* [PROMPT] Read the lines below. Copy out any that hold the string "chart".

* [SUPPLIED MATERIAL]
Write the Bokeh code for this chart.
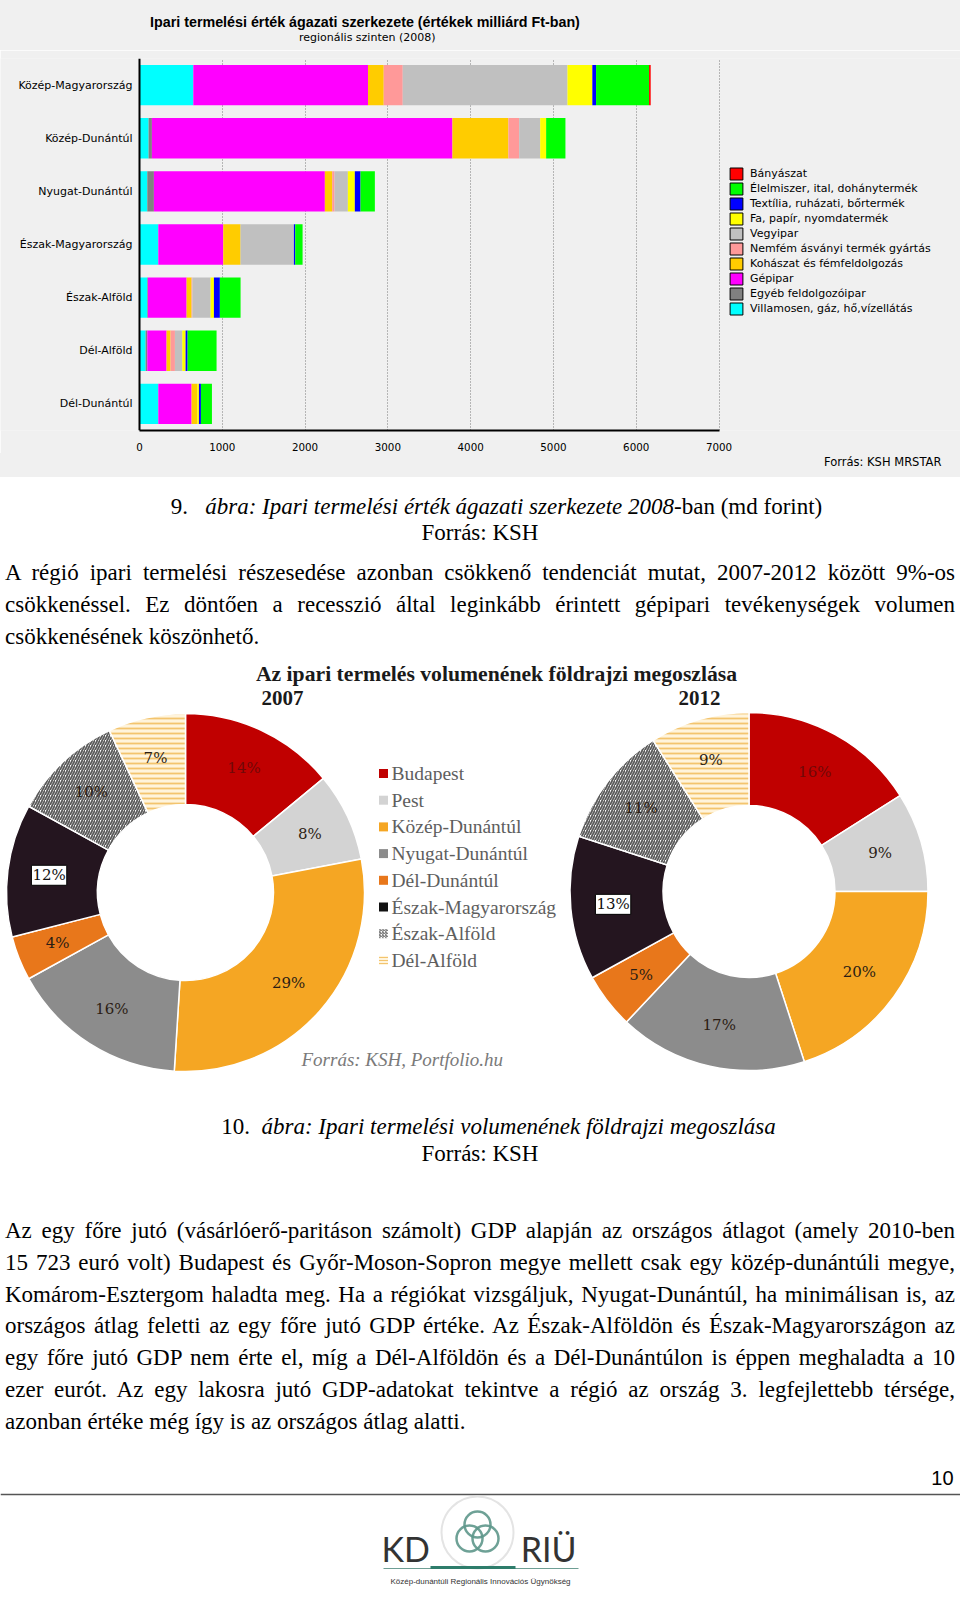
import math
from bokeh.plotting import figure
from bokeh.models import (Range1d, FactorRange, Legend, LegendItem, FixedTicker, Span,
                          Div, ColumnDataSource)
from bokeh.layouts import column
from bokeh.core.properties import value
from bokeh.embed import file_html
from bokeh.resources import INLINE

# ------------------------------------------------------------------ data
regions = ["Közép-Magyarország", "Közép-Dunántúl", "Nyugat-Dunántúl", "Észak-Magyarország",
           "Észak-Alföld", "Dél-Alföld", "Dél-Dunántúl"]

# stacking order, left to right
sector_names = ["Villamosen, gáz, hő,vízellátás", "Egyéb feldolgozóipar", "Gépipar",
                "Kohászat és fémfeldolgozás", "Nemfém ásványi termék gyártás", "Vegyipar",
                "Fa, papír, nyomdatermék", "Textília, ruházati, bőrtermék",
                "Élelmiszer, ital, dohánytermék", "Bányászat"]
sector_colors = ["#00ffff", "#808080", "#ff00ff", "#ffcc00", "#ff9999", "#c0c0c0",
                 "#ffff00", "#0000ff", "#00ff00", "#ff0000"]

villamos = [650, 110, 94, 227, 94, 74, 227]
egyeb = [0, 40, 80, 0, 8, 20, 0]
gepipar = [2110, 3630, 2065, 785, 467, 233, 402]
kohaszat = [190, 676, 89, 209, 60, 48, 69]
nemfem = [230, 130, 28, 0, 10, 53, 0]
vegyipar = [1990, 254, 161, 644, 220, 89, 0]
fa = [300, 72, 84, 0, 40, 40, 20]
textil = [45, 0, 69, 16, 72, 24, 24]
elelmiszer = [640, 233, 173, 89, 250, 350, 133]
banyaszat = [20, 0, 0, 0, 0, 0, 0]
sector_values = [villamos, egyeb, gepipar, kohaszat, nemfem, vegyipar, fa, textil,
                 elelmiszer, banyaszat]
x_ticks = [0, 1000, 2000, 3000, 4000, 5000, 6000, 7000]

donut_labels = ["Budapest", "Pest", "Közép-Dunántúl", "Nyugat-Dunántúl", "Dél-Dunántúl",
                "Észak-Magyarország", "Észak-Alföld", "Dél-Alföld"]
share_2007 = [14, 8, 29, 16, 4, 12, 10, 7]
share_2012 = [16, 9, 20, 17, 5, 13, 11, 9]
donut_colors = ["#c00000", "#d3d3d3", "#f5a623", "#8c8c8c", "#e8771b", "#24151f",
                "#ffffff", "#fff4dc"]
donut_hatch = [" ", " ", " ", " ", " ", " ", "/", "-"]
donut_hatch_colors = ["#000000"] * 6 + ["#5a5a5a", "#f3c46e"]

# ------------------------------------------------------------------ layout constants
W = 960
BG = "#f0f0f0"

# ---------------- header (chart title) as a gray strip
head = Div(text=(
    '<div style="height:50px;position:relative;color:#000;">'
    '<div style="position:absolute;left:150px;top:14px;line-height:17px;font-size:14.3px;'
    'font-weight:bold;white-space:nowrap;font-family:\'Liberation Sans\';">'
    'Ipari termelési érték ágazati szerkezete (értékek milliárd Ft-ban)</div>'
    '<div style="position:absolute;left:299px;top:31px;line-height:14px;font-size:11px;'
    'white-space:nowrap;font-family:\'DejaVu Sans\';">regionális szinten (2008)</div>'
    '</div>'), width=W, height=50, margin=0, styles={"background-color": BG})

# ---------------- figure 1 : stacked bars (page y 50 -> 453)
H1 = 403
TOP1 = 50
fr_top, fr_bottom = 58, 433
x0_page = 139.0
px_per_unit = (718.5 - 139.0) / 7000.0

def xdata(page_x):
    return (page_x - x0_page) / px_per_unit

p1 = figure(width=W, height=H1, x_range=Range1d(xdata(0), xdata(W)),
            y_range=FactorRange(factors=list(reversed(regions)), range_padding=0),
            y_axis_location=None, output_backend="svg", toolbar_location=None,
            min_border_left=0, min_border_right=0,
            min_border_top=fr_top - TOP1, min_border_bottom=TOP1 + H1 - fr_bottom)
p1.background_fill_color = BG
p1.border_fill_color = BG
p1.outline_line_color = None

lefts = [0.0] * len(regions)
for name, col, vals in zip(sector_names, sector_colors, sector_values):
    rights = [l + v for l, v in zip(lefts, vals)]
    p1.hbar(y=regions, left=lefts, right=rights, height=0.76, fill_color=col, line_color=None)
    lefts = rights

xa = p1.xaxis[0]
xa.ticker = FixedTicker(ticks=x_ticks)
xa.bounds = (0, 7000)
xa.axis_line_width = 2
xa.axis_line_color = "black"
xa.major_tick_line_color = None
xa.minor_tick_line_color = None
xa.major_label_text_font = "DejaVu Sans"
xa.major_label_text_font_size = "10.3px"
xa.major_label_text_color = "#000000"
xa.major_label_standoff = 6

p1.xgrid.grid_line_color = "#7a7a7a"
p1.xgrid.grid_line_dash = "1 2"
p1.xgrid.grid_line_width = 1
p1.ygrid.visible = False

# category axis line and labels
p1.add_layout(Span(location=0, dimension="height", line_color="black", line_width=2))
p1.text(x=[xdata(132)] * len(regions), y=regions, text=regions, text_align="right",
        text_baseline="middle", text_font=value("DejaVu Sans"), text_font_size="11px",
        text_color="#000000")

items = []
for name, col in reversed(list(zip(sector_names, sector_colors))):
    r = p1.hbar(y=[regions[0]], left=[0], right=[0], height=0.0, fill_color=col,
                line_color="black", line_width=1)
    items.append(LegendItem(label=name, renderers=[r]))
legend = Legend(items=items, location=(728, 114), glyph_width=16, glyph_height=15,
                label_height=15, spacing=0, padding=0, margin=0, border_line_color=None,
                background_fill_alpha=0, label_text_font="DejaVu Sans",
                label_text_font_size="11px", label_standoff=6, label_text_color="#000000")
p1.add_layout(legend, "center")

# ---------------- source strip under the chart (page y 453 -> 477)
src_div = Div(text=(
    '<div style="height:24px;position:relative;">'
    '<div style="position:absolute;left:824px;top:2px;line-height:14px;font-size:11.5px;'
    'white-space:nowrap;font-family:\'DejaVu Sans\';color:#000;">Forrás: KSH MRSTAR</div>'
    '</div>'), width=W, height=24, margin=0, styles={"background-color": BG})

# ---------------- Div 1 (page y 477 -> 655)
def jline(s, last=False):
    a = "left" if last else "justify"
    return (f'<div style="white-space:nowrap;text-align:{a};text-align-last:{a};">{s}</div>')

para1 = ["A régió ipari termelési részesedése azonban csökkenő tendenciát mutat, 2007-2012 között 9%-os",
         "csökkenéssel. Ez döntően a recesszió által leginkább érintett gépipari tevékenységek volumen",
         "csökkenésének köszönhető."]
para2 = ["Az egy főre jutó (vásárlóerő-paritáson számolt) GDP alapján az országos átlagot (amely 2010-ben",
         "15&nbsp;723 euró volt) Budapest és Győr-Moson-Sopron megye mellett csak egy közép-dunántúli megye,",
         "Komárom-Esztergom haladta meg. Ha a régiókat vizsgáljuk, Nyugat-Dunántúl, ha minimálisan is, az",
         "országos átlag feletti az egy főre jutó GDP értéke. Az Észak-Alföldön és Észak-Magyarországon az",
         "egy főre jutó GDP nem érte el, míg a Dél-Alföldön és a Dél-Dunántúlon is éppen meghaladta a 10",
         "ezer eurót. Az egy lakosra jutó GDP-adatokat tekintve a régió az ország 3. legfejlettebb térsége,",
         "azonban értéke még így is az országos átlag alatti."]

FONT = "font-family:'Liberation Serif','Times New Roman',serif;color:#000;"
TXTW = 950
cap1 = ('<div style="padding-top:17px;text-align:center;font-size:23px;line-height:26px;">'
        '<div style="padding-left:33px;">9.&nbsp;&nbsp;&nbsp;<i>ábra: Ipari termelési érték ágazati '
        'szerkezete 2008</i>-ban (md forint)</div><div>Forrás: KSH</div></div>')
body1 = ('<div style="margin-top:11px;font-size:23px;line-height:32px;">'
         + "".join(jline(s, i == len(para1) - 1) for i, s in enumerate(para1)) + '</div>')
div1 = Div(text=f'<div style="{FONT}width:{TXTW}px;margin-left:5px;">{cap1}{body1}</div>',
           width=W, height=178, margin=0)

# ---------------- figure 2 : donuts (page y 655 -> 1090)
TOP2, H2 = 655, 435
p2 = figure(width=W, height=H2, x_range=Range1d(0, W), y_range=Range1d(0, H2),
            output_backend="svg", toolbar_location=None, min_border=0)
p2.axis.visible = False
p2.grid.visible = False
p2.outline_line_color = None
p2.background_fill_color = "white"
p2.border_fill_color = "white"

def Y2(page_y):
    return TOP2 + H2 - page_y

SERIF = "Liberation Serif"

def donut(cx, cy, r_in, r_out, shares, box_index):
    total = float(sum(shares))
    c0, starts, ends, mids = 0.0, [], [], []
    for s in shares:
        c1 = c0 + s / total
        starts.append(math.pi / 2 - 2 * math.pi * c0)
        ends.append(math.pi / 2 - 2 * math.pi * c1)
        mids.append(2 * math.pi * (c0 + c1) / 2)
        c0 = c1
    src = ColumnDataSource(dict(start=starts, end=ends, color=donut_colors,
                                hatch=donut_hatch, hcol=donut_hatch_colors))
    p2.annular_wedge(x=cx, y=Y2(cy), inner_radius=r_in, outer_radius=r_out,
                     start_angle="start", end_angle="end", direction="clock",
                     fill_color="color", line_color="white", line_width=1.5,
                     hatch_pattern="hatch", hatch_color="hcol", hatch_scale=5,
                     hatch_weight=1.8, source=src)
    rm = (r_in + r_out) / 2 + 4
    lx = [cx + rm * math.sin(a) for a in mids]
    ly = [Y2(cy - rm * math.cos(a)) for a in mids]
    txt = [f"{s}%" for s in shares]
    tcol = ["#700808" if i == 0 else "#2b1d14" for i in range(len(shares))]
    keep = [i for i in range(len(shares)) if i != box_index]
    p2.text(x=[lx[i] for i in keep], y=[ly[i] for i in keep], text=[txt[i] for i in keep],
            text_color=[tcol[i] for i in keep], text_align="center", text_baseline="middle",
            text_font=value("DejaVu Serif"), text_font_size="15px")
    p2.text(x=[lx[box_index]], y=[ly[box_index]], text=[txt[box_index]],
            text_color="#111111", text_align="center", text_baseline="middle",
            text_font=value("DejaVu Serif"), text_font_size="15px",
            background_fill_color="white", border_line_color="black", border_line_width=1,
            padding=1)

donut(185, 892, 88, 179, share_2007, 5)
donut(748.5, 891, 86, 179, share_2012, 5)

p2.text(x=[496], y=[Y2(673)], text=["Az ipari termelés volumenének földrajzi megoszlása"],
        text_align="center", text_baseline="middle", text_font=value(SERIF),
        text_font_style="bold", text_font_size="21.7px", text_color="#1a1a1a")
p2.text(x=[282, 699], y=[Y2(697), Y2(697)], text=["2007", "2012"],
        text_align="center", text_baseline="middle", text_font=value(SERIF),
        text_font_style="bold", text_font_size="21px", text_color="#1a1a1a")
p2.text(x=[301], y=[Y2(1059)], text=["Forrás: KSH, Portfolio.hu"],
        text_align="left", text_baseline="middle", text_font=value(SERIF),
        text_font_style="italic", text_font_size="19px", text_color="#7a7a7a")

leg_y = [Y2(773 + i * 26.7) for i in range(len(donut_labels))]
leg_fill = ["#c00000", "#d3d3d3", "#f5a623", "#8c8c8c", "#e8771b", "#111111", "#ffffff", "#fff4dc"]
p2.scatter(x=[383] * len(donut_labels), y=leg_y, marker="square", size=9,
           fill_color=leg_fill, line_color=None,
           hatch_pattern=donut_hatch, hatch_color=donut_hatch_colors, hatch_scale=3)
p2.text(x=[391] * len(donut_labels), y=leg_y, text=donut_labels, text_align="left",
        text_baseline="middle", text_font=value(SERIF), text_font_size="19.5px",
        text_color="#5e5e5e")

# ---------------- Div 2
cap2 = ('<div style="padding-top:23px;text-align:center;font-size:23px;line-height:27px;">'
        '<div style="padding-left:37px;">10.&nbsp;&nbsp;<i>ábra: Ipari termelési volumenének '
        'földrajzi megoszlása</i></div><div>Forrás: KSH</div></div>')
body2 = ('<div style="margin-top:48px;font-size:23px;line-height:31.8px;">'
         + "".join(jline(s, i == len(para2) - 1) for i, s in enumerate(para2)) + '</div>')
div2 = Div(text=f'<div style="{FONT}width:{TXTW}px;margin-left:5px;">{cap2}{body2}</div>',
           width=W, height=350, margin=0)

# ---------------- figure 3 : footer (page y 1440 -> 1605)
TOP3, H3 = 1440, 165
p3 = figure(width=W, height=H3, x_range=Range1d(0, W), y_range=Range1d(0, H3),
            output_backend="svg", toolbar_location=None, min_border=0)
p3.axis.visible = False
p3.grid.visible = False
p3.outline_line_color = None

def Y3(page_y):
    return TOP3 + H3 - page_y

p3.text(x=[953], y=[Y3(1477)], text=["10"], text_align="right", text_baseline="middle",
        text_font=value("Liberation Sans"), text_font_size="20px", text_color="#000000")
p3.segment(x0=[0], y0=[Y3(1494)], x1=[W], y1=[Y3(1494)], line_color="#555555",
           line_width=1.5)
# logo
p3.circle(x=[477], y=[Y3(1532)], radius=36, fill_color=None, line_color="#e4e4e4",
          line_width=2)
p3.circle(x=[477, 469, 485], y=[Y3(1524), Y3(1538), Y3(1538)], radius=13, fill_color=None,
          line_color="#5e978b", line_width=2.5, line_alpha=0.9)
p3.text(x=[381], y=[Y3(1548)], text=["KD"], text_align="left", text_baseline="middle",
        text_font=value("Lato"), text_font_size="34px", text_color="#333333")
p3.text(x=[576], y=[Y3(1548)], text=["RIÜ"], text_align="right", text_baseline="middle",
        text_font=value("Lato"), text_font_size="34px", text_color="#333333")
p3.segment(x0=[383], y0=[Y3(1568)], x1=[578], y1=[Y3(1568)], line_color="#6e9e94",
           line_width=1)
p3.segment(x0=[430], y0=[Y3(1567)], x1=[515], y1=[Y3(1567)], line_color="#2e7d6b",
           line_width=3)
p3.text(x=[480], y=[Y3(1581)], text=["Közép-dunántúli Regionális Innovációs Ügynökség"],
        text_align="center", text_baseline="middle", text_font=value("Liberation Sans"),
        text_font_size="8px", text_color="#333333")

layout = column(head, p1, src_div, div1, p2, div2, p3, spacing=0)
open("out.html", "w").write(file_html(layout, INLINE))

* [FINAL ANSWER]
Write the Bokeh code for this chart.
# ---------------- header (chart title) as a gray strip
# ---------------- source strip under the chart (page y 453 -> 477)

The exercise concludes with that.